In the following sections, we will go over each of these interfaces in turn. The goal here is to establish what features Django can control and how it should handle things outside its control. A good understanding of these interactions is necessary in order to establish consistent internal string handling behaviour.
HTTP Input Handling
Django's views should be able to handle any data that can be submitted over an HTTP connection. This includes, but is not limited to
- HTML form submissions (both application/x-ww-form-urlencoded and multipart/form-data MIME types).
- XML data, such as Atom Publishing Protocol, other REST-based protocol submissions or even WS-*/SOAP and XML-RPC-based submissions.
- Abitrary binary data encoded with a known MIME type.
Of these submission types, the first one is the one needing the most attention from Django. Arbitrary data submission, which includes the latter two scenarios, need to be handled by the view functions and presumably those view functions will know how to decode the incoming message.
The main thing we need to concerned with from a string encoding perspective is understanding the encoding of the incoming data and the converting it to a known format for subsequent processing.
Form Input Handing
HTML form submission is an area that has traditionally had poor browser compliance with standards and not particularly encompassing standards in the first place. So there are a lot of corner cases involved here. For the most part, though, we can get by with a few simple rules and a couple of conventions ("conventions" meaning that if you don't follow them, anything could, and probably will, happen).
(TO BE COMPLETED)
- This is one area where conversion from UTF-8 to unicode may fail.

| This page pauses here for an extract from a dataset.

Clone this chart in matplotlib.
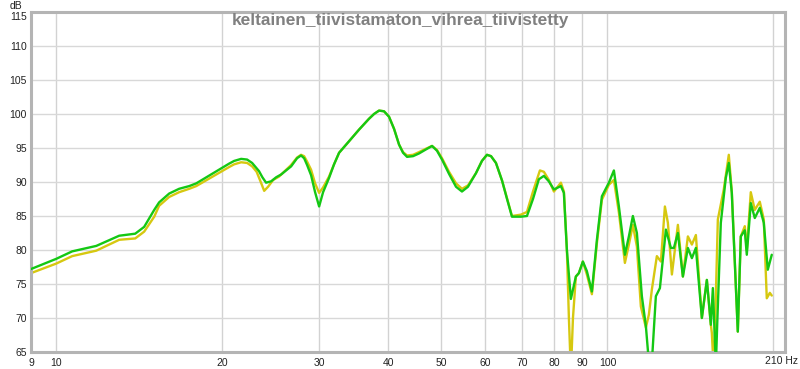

Malicious or accidental causes.
- setting "accept" types on forms makes it the responsibility of the developer to handle. Don't guess.
Passing Strings Between Django and the Developer's Code
(By Developer's code, I mean any code that is part of an application, but not in Django's core. This includes views, model definitions, URL configuration and templates. Anything the Django user is responsible for writing.)
The only potential problem here is when bytestrings are passed between Django and the developer's code. Once again, we have no way of knowing the encoding. Most of the time, the two parties should exchange unicode strings. When bytestrings are passed, we need to have a convention about how these strings are encoded. This is a case where we cannot enforce (at the Python level) any requirement. We can only say "here is what Django expects" and if a developer does not respect this, any errors are their own to deal with.
Proposal: All bytestrings used inside the Django core are assumed to be UTF-8 encoded.
Bytestrings passed between the core and the applications should not be dependent on the encoding of the source files they were created in (those files using PEP 263 encoding declarations). PEP 263 does not do anything special to bytestrings. It parses them, but leaves them with their original encoding. That encoding information is lost as soon as the string moves beyond its original source file.
Similarly, we should not make assumptions based on the value of settings.DEFAULT_CHARSET. That setting is for the default output character encoding used by Django. It is designed to be changeable by the application user. If the internal code depended on this setting, the developer would need to change the code whenever the setting changed and two applications written by two developers with different default assumptions would not interact correctly.
The application developer may not be in control of the basic database configuration. This may require help from a database administrator. Or the application may be built on top of a legacy database. Consequently, it is unreasonable to assume that Django can enforce a particular character set encoding on the database.
Django will need to encode all strings it sends to the database with the right encoding method. Similarly, all incoming strings needs to be decoded to unicode objects (keeping them as bytestrings will lose the information about the database encoding, which may not always be UTF-8).
Proposal: Add a new setting to django called DATABASE_CHARSET which is used to database encoding and decoding. This setting contains a string that is understood by Python's codecs module, not necessarily by the database server.
There is currently no way in Django to have the database encoding be any different from the HTML output encoding. We need to fix this.
Proposal: For databases that support table creation with different collation or encoding schemes, add support in the existing DATABASE_OPTIONS setting for these.
This would be analagous to the current encoding support that is provided in DATABASE_OPTIONS for !MySQL.
Talking To External Processes
A Django developer's code may need to talk to external services or applications to retrieve necessary data.
It is entirely outside the realm of Django to handle the character set encoding and conversion issues here. Rather, the application developer is responsible for ensuring that any strings used by Django are either unicode strings or bytestrings encoded as UTF-8.
As with input, Django's output possibilities are essentially limitless. However, we can loosely group them into two categories:
- Template generated output
- Arbitrary data sent back by the view.
These two cases could also be called "things we care about" and "things we don't". In the first case, Django itself is responsible for encoding the output in the correct way and passing the HTTP handler a bytestring that can be returned. This conversion will be done using the encoding specified by settings.DEFAULT_CHARSET.
In the second scenario, the developer (of the view) is entirely responsible for encoding the bytestring correctly and setting the right MIME types and, consequently, charset-encoding value for the returned result.
There are a couple of fuzzy, middle-ground areas here. Automated email sending for 404 pages and other admin items is handled by Django. This is treated similarly to template output generation and settings.DEFAULT_CHARSET is used to encode the output.
Current Problems and Solution Outline
(This list is incomplete at the moment)
- Django does not currently handle arbitrary database encodings, unattached to the concept of DEFAULT_CHARSET.
- Add DEFAULT_CHARSET setting
- teach database backends how to encode unicode and bytestrings for the database (avoid pointless round-trips for bytestrings, if the target is UTF-8).
- The getttext() functions return bytestrings using DEFAULT_CHARSET. This causes a number of difficulties in the code, because UTF-8 encoded bytestrings cannot safely be passed to the string.join() method.
- Consider switching to ugettext() and friends everywhere internally. These return unicode strings that can be used in join() calls. The alternative requires being aware of when bytestrings might be involved and doing yet another decode()/encode() round-trip around the join(). Error-prone and time-consuming.